● **WHAT IS NEEDED**: Only the lines from the start of the data below through the line that contains "sale_share = [57.2, 20.3, 6.8, 6.7, 4.7, 2.0, 1.6, 0.66, 0.04]" are to be copied, exactly and without pictures.

● **RAW RECORDS**:
▬▬▬▬▬▬▬▬▬▬

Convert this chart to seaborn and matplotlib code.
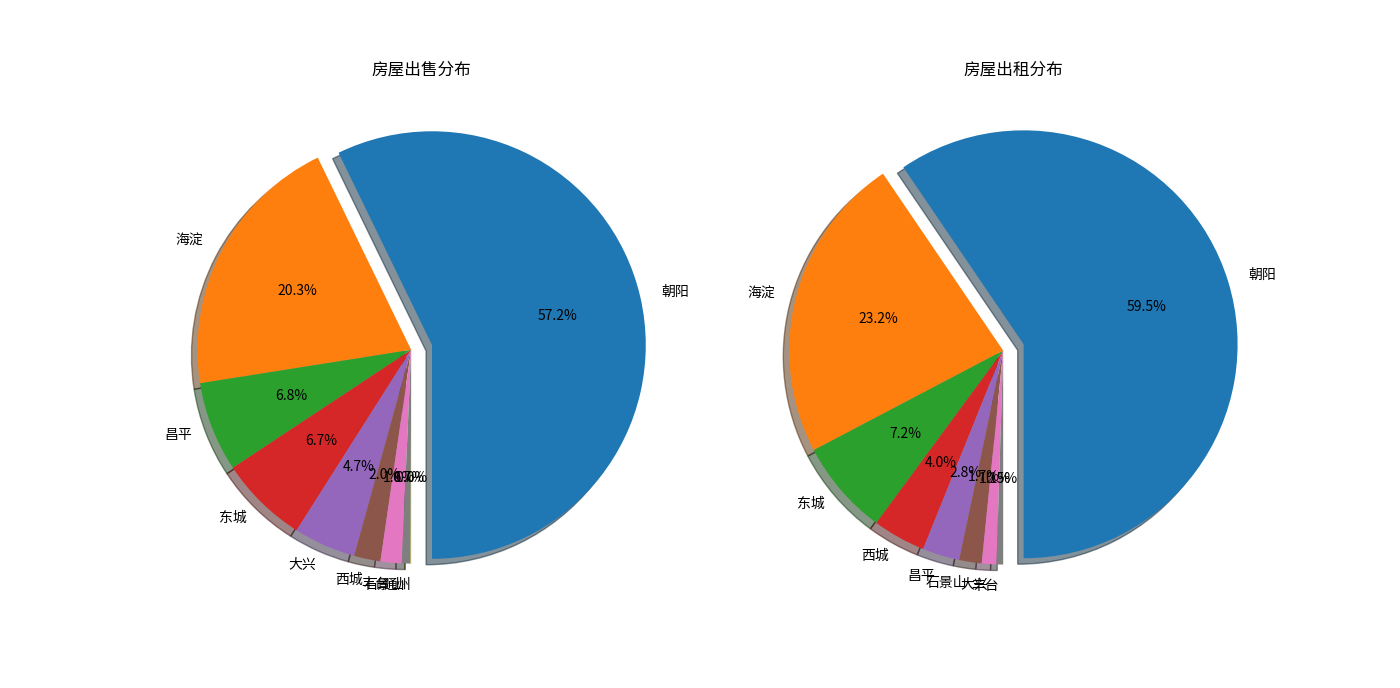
import matplotlib
matplotlib.use("Agg")
import matplotlib.pyplot as plt
import seaborn as sns

# 出售 (sale) distribution, percent by district
sale_districts = ["朝阳", "海淀", "昌平", "东城", "大兴", "西城", "丰台", "石景山", "通州"]
sale_share = [57.2, 20.3, 6.8, 6.7, 4.7, 2.0, 1.6, 0.66, 0.04]

# 出租 (rent) distribution, percent by district
rent_districts = ["朝阳", "海淀", "东城", "西城", "昌平", "石景山", "大兴", "丰台"]
rent_share = [59.5, 23.2, 7.2, 4.0, 2.8, 1.7, 1.1, 0.5]

plt.rcParams["font.family"] = ["Noto Sans CJK SC", "DejaVu Sans"]
plt.rcParams["axes.unicode_minus"] = False

colors = sns.color_palette("tab10")

fig, axes = plt.subplots(1, 2, figsize=(14, 6.88), dpi=100)

for ax, names, vals, title in [
    (axes[0], sale_districts, sale_share, "房屋出售分布"),
    (axes[1], rent_districts, rent_share, "房屋出租分布"),
]:
    explode = [0.1] + [0] * (len(vals) - 1)
    ax.pie(
        vals,
        labels=names,
        explode=explode,
        autopct="%1.1f%%",
        shadow=True,
        startangle=-90,
        colors=colors[: len(vals)],
    )
    # old-style layout: limits from the wedges, then equal aspect
    ax.relim()
    ax.autoscale(True)
    ax.axis("equal")
    ax.set_title(title)

fig.savefig("out.png", dpi=100)
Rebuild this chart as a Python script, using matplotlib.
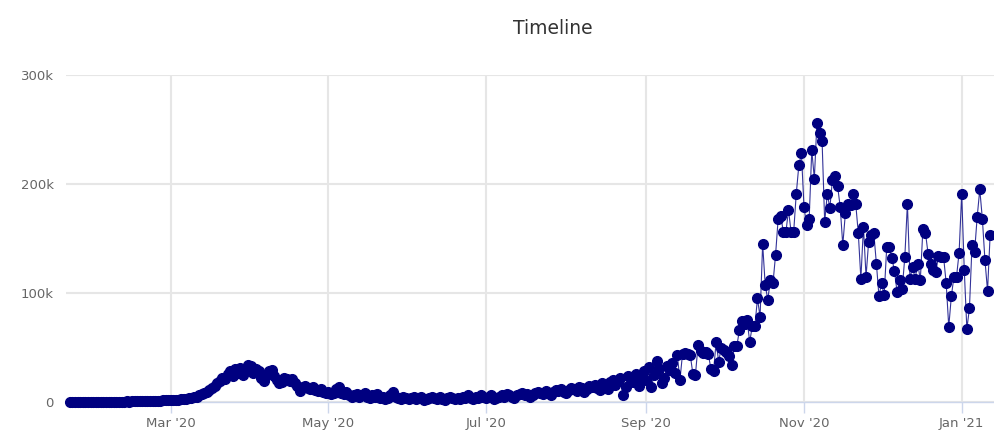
import matplotlib
matplotlib.use("Agg")
import matplotlib.pyplot as plt
import matplotlib.dates as mdates
import matplotlib.ticker as mticker
import numpy as np
import pandas as pd

# daily values in thousands
jan20 = [0.0, 0.0, 0.1, 0.0, 0.1, 0.1, 0.0, 0.1, 0.1, 0.2]
feb20 = [0.1, 0.2, 0.2, 0.1, 0.3, 0.2, 0.3, 0.2, 0.3, 0.4, 0.3, 0.4, 0.5, 0.4, 0.5,
         0.6, 0.5, 0.6, 0.7, 0.6, 0.8, 0.9, 1.0, 1.1, 1.2, 1.3, 1.5, 1.4, 1.6]
mar20 = [1.5, 1.8, 2.0, 2.2, 2.4, 2.8, 3.1, 3.5, 4.0, 4.5, 5, 6, 7, 8, 9, 11, 13, 15,
         17, 19, 22, 21, 26, 28, 24, 30, 27, 31, 25, 29, 34]
apr20 = [33, 27, 30, 28, 22, 19, 25, 28, 29, 24, 20, 17, 18, 22, 21, 19, 21, 17, 15, 10,
         14, 15, 13, 12, 14, 11, 10, 12, 9, 8]
may20 = [9, 7, 8, 12, 14, 8, 7, 9, 6, 5, 6, 7, 5, 6, 8, 5, 4, 6, 5, 7, 4, 5, 3, 4, 6, 9,
         5, 4, 3, 5, 4]
jun20 = [3, 4, 5, 3, 4, 5, 2, 3, 4, 5, 4, 3, 5, 3, 2, 4, 5, 4, 3, 4, 3, 5, 4, 6, 4, 3,
         5, 4, 6, 5]
jul20 = [4, 5, 6, 3, 4, 5, 6, 5, 7, 6, 5, 4, 6, 7, 8, 6, 7, 5, 6, 8, 9, 8, 7, 10, 8, 6,
         9, 11, 10, 12, 9]
aug20 = [8, 11, 13, 12, 10, 14, 13, 9, 12, 15, 14, 16, 13, 11, 17, 15, 12, 18, 20, 16,
         19, 22, 6, 14, 24, 21, 18, 26, 15, 23, 28]
sep20 = [20, 32, 14, 25, 38, 30, 17, 22, 33, 29, 36, 27, 43, 20, 44, 45, 44, 43, 26, 25,
         52, 47, 45, 46, 44, 30, 28, 55, 37, 50]
oct20 = [48, 46, 42, 34, 51, 51, 66, 74, 72, 75, 55, 70, 70, 95, 78, 145, 107, 94, 112,
         109, 135, 168, 171, 156, 156, 176, 156, 156, 191, 217, 228]
nov20 = [179, 162, 168, 231, 205, 256, 247, 239, 165, 191, 178, 204, 207, 198, 179, 144,
         173, 182, 181, 191, 182, 155, 113, 161, 115, 147, 153, 155, 127, 97]
dec20 = [109, 98, 142, 142, 132, 120, 101, 112, 104, 133, 182, 113, 124, 113, 127, 112,
         159, 155, 136, 127, 121, 119, 134, 133, 133, 109, 69, 97, 115, 115, 137]
jan21 = [191, 121, 67, 86, 144, 138, 170, 195, 168, 130, 102, 153]

values = np.array(jan20 + feb20 + mar20 + apr20 + may20 + jun20 + jul20 + aug20
                  + sep20 + oct20 + nov20 + dec20 + jan21) * 1000
dates = pd.date_range("2020-01-22", periods=len(values), freq="D")

tick_dates = pd.to_datetime(["2020-03-01", "2020-05-01", "2020-07-01",
                             "2020-09-01", "2020-11-01", "2021-01-01"])
tick_labels = ["Mar '20", "May '20", "Jul '20", "Sep '20", "Nov '20", "Jan '21"]
y_ticks = [0, 100000, 200000, 300000]

fig = plt.figure(figsize=(9.94, 4.32), dpi=100)
ax = fig.add_axes([66 / 994, 1 - 402 / 432, 928 / 994, 327 / 432])

ax.plot(dates, values, color="#000080", lw=0.8, alpha=0.8, zorder=3)
ax.plot(dates, values, ls="none", marker="o", ms=7, color="#000080", zorder=4,
        clip_on=False)

ax.set_ylim(0, 300000)
ax.set_xlim(dates[0] - pd.Timedelta(days=1.5), dates[-1] + pd.Timedelta(days=1.5))

ax.set_xticks(tick_dates)
ax.set_xticklabels(tick_labels)
ax.set_yticks(y_ticks)
ax.yaxis.set_major_formatter(
    mticker.FuncFormatter(lambda v, p: "0" if v == 0 else f"{int(v / 1000)}k"))

ax.grid(True, color="#e6e6e6", lw=1.5)
ax.set_axisbelow(True)
for s in ["top", "right", "left"]:
    ax.spines[s].set_visible(False)
ax.spines["bottom"].set_color("#ccd6eb")
ax.spines["bottom"].set_linewidth(1.0)
ax.tick_params(axis="x", colors="#ccd6eb", length=8, width=1, pad=3,
               labelcolor="#666666", labelsize=9.5)
ax.tick_params(axis="y", length=0, pad=9, labelcolor="#666666", labelsize=9.5)

fig.text(553 / 994, 1 - 28 / 432, "Timeline", ha="center", va="center",
         fontsize=13.5, color="#333333")

fig.savefig("out.png", dpi=100)
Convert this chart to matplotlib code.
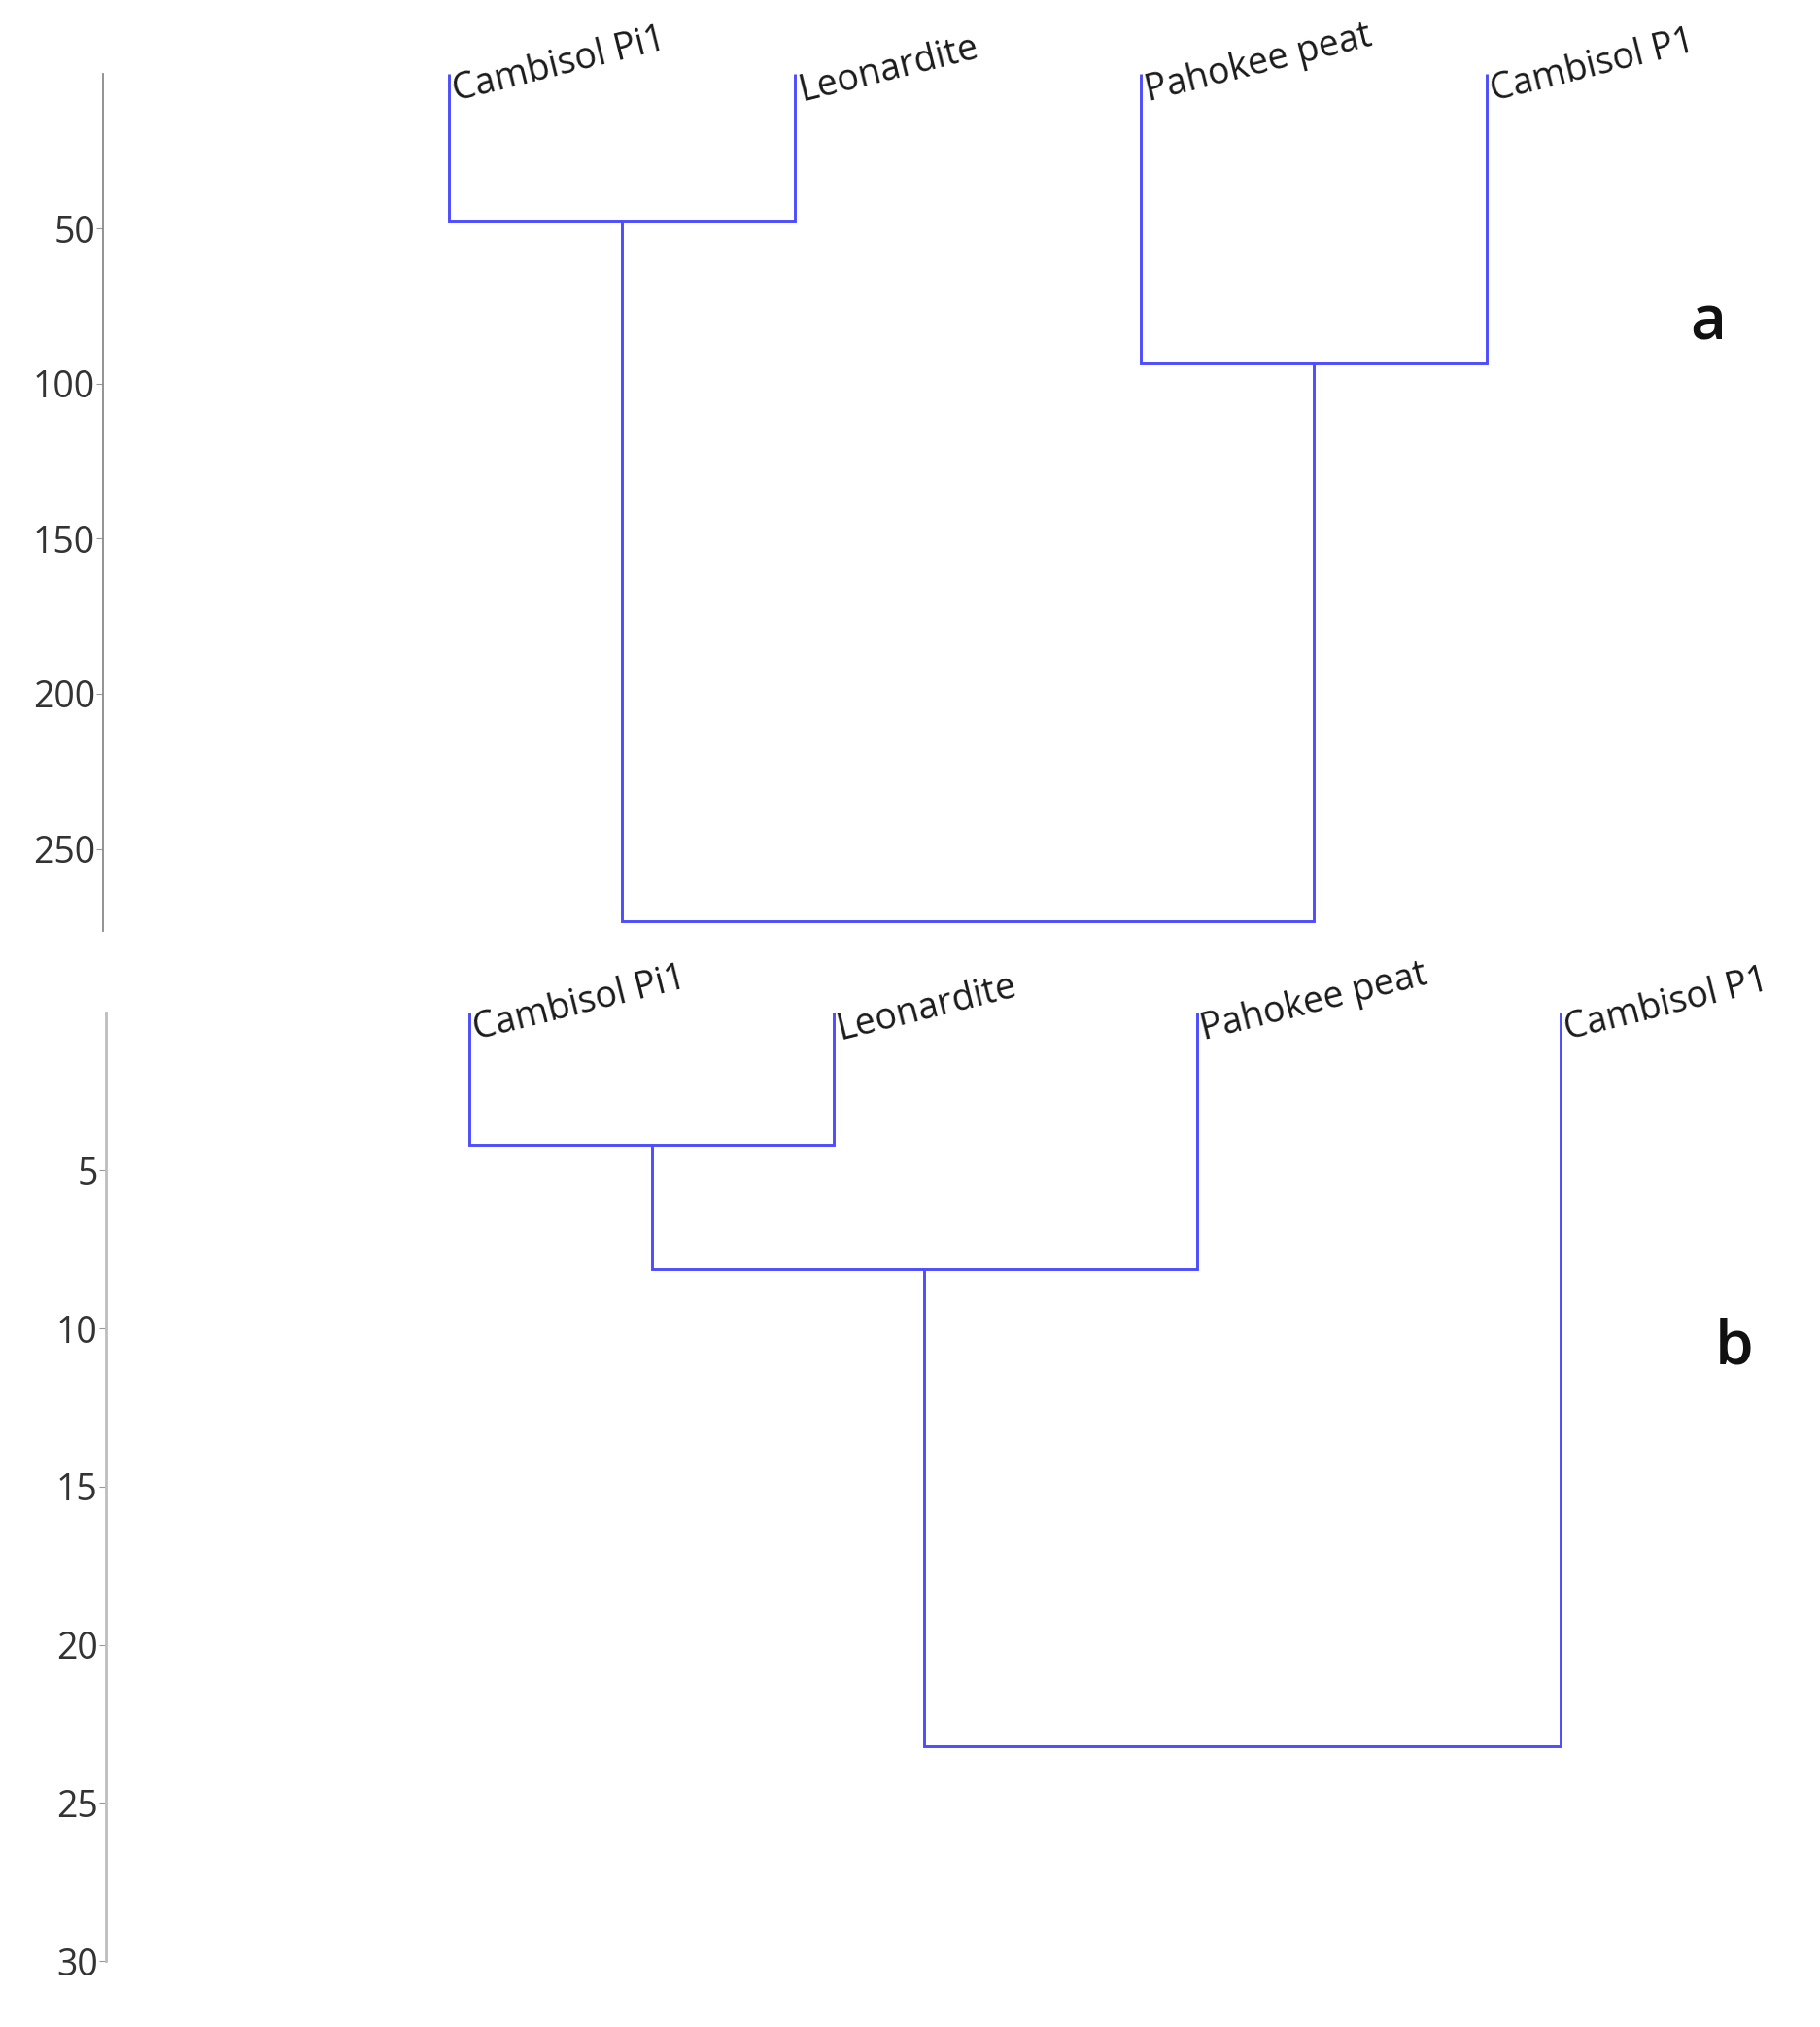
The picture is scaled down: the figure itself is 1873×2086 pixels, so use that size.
import matplotlib
matplotlib.use("Agg")
import matplotlib.pyplot as plt

# Sample names (leaf order left to right, same in both panels)
labels = ["Cambisol Pi1", "Leonardite", "Pahokee peat", "Cambisol P1"]

# Merges as (child, child, height); leaves are 0-3, new clusters 4, 5, 6
merges_a = [(0, 1, 47.4), (2, 3, 93.6), (4, 5, 273.2)]
merges_b = [(0, 1, 4.18), (4, 2, 8.12), (5, 3, 23.2)]

yticks_a = [50, 100, 150, 200, 250]
yticks_b = [5, 10, 15, 20, 25, 30]

line_color = "#4d4dff"
plt.rcParams['font.family'] = ['Open Sans', 'DejaVu Sans']

fig = plt.figure(figsize=(18.74, 20.86), dpi=100)


def draw_dendro(ax, merges, ymax, yticks, spine_color, spine_lw):
    xs = {i: float(i + 1) for i in range(len(labels))}
    ys = {i: 0.0 for i in range(len(labels))}
    node = len(labels)
    for left, right, h in merges:
        ax.plot([xs[left], xs[left], xs[right], xs[right]],
                [ys[left], h, h, ys[right]],
                color=line_color, lw=2.1, solid_capstyle='butt',
                solid_joinstyle='miter', clip_on=False)
        xs[node] = (xs[left] + xs[right]) / 2
        ys[node] = h
        node += 1

    for i, name in enumerate(labels):
        ax.text(xs[i], 0, name, rotation=14, rotation_mode='anchor',
                ha='left', va='top', fontsize=27, color='#1a1a1a',
                clip_on=False)

    ax.set_ylim(ymax, 0)
    ax.set_yticks(yticks)
    ax.set_xticks([])
    for side in ['top', 'right', 'bottom']:
        ax.spines[side].set_visible(False)
    ax.spines['left'].set_color(spine_color)
    ax.spines['left'].set_linewidth(spine_lw)
    ax.tick_params(axis='y', length=5, width=0.8, color='#999999',
                   pad=1, labelsize=27, labelcolor='#333333')


# panel a
ax1 = fig.add_axes([0.0568, 0.5407, 0.9432, 0.4230])
ax1.set_xlim(0, 4.965)
draw_dendro(ax1, merges_a, 276.5, yticks_a, '#8a8a8a', 1.3)
fig.text(0.938, 1 - 333 / 2086, "a", fontsize=46, fontweight='semibold',
         ha='center', va='center', color='#111111')

# panel b
ax2 = fig.add_axes([0.0582, 0.0325, 0.9418, 0.4681])
ax2.set_xlim(0, 4.715)
draw_dendro(ax2, merges_b, 30, yticks_b, '#bdbdbd', 2.0)
fig.text(0.9525, 1 - 1387 / 2086, "b", fontsize=46, fontweight='semibold',
         ha='center', va='center', color='#111111')

fig.savefig("out.png", dpi=100, facecolor='white')
plt.close(fig)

▬▬▬▬▬▬▬▬▬▬

● **IN RESPONSE**:
Convert this chart to seaborn and matplotlib code.
import matplotlib
matplotlib.use("Agg")
import matplotlib.pyplot as plt
import seaborn as sns

# 出售 (sale) distribution, percent by district
sale_districts = ["朝阳", "海淀", "昌平", "东城", "大兴", "西城", "丰台", "石景山", "通州"]
sale_share = [57.2, 20.3, 6.8, 6.7, 4.7, 2.0, 1.6, 0.66, 0.04]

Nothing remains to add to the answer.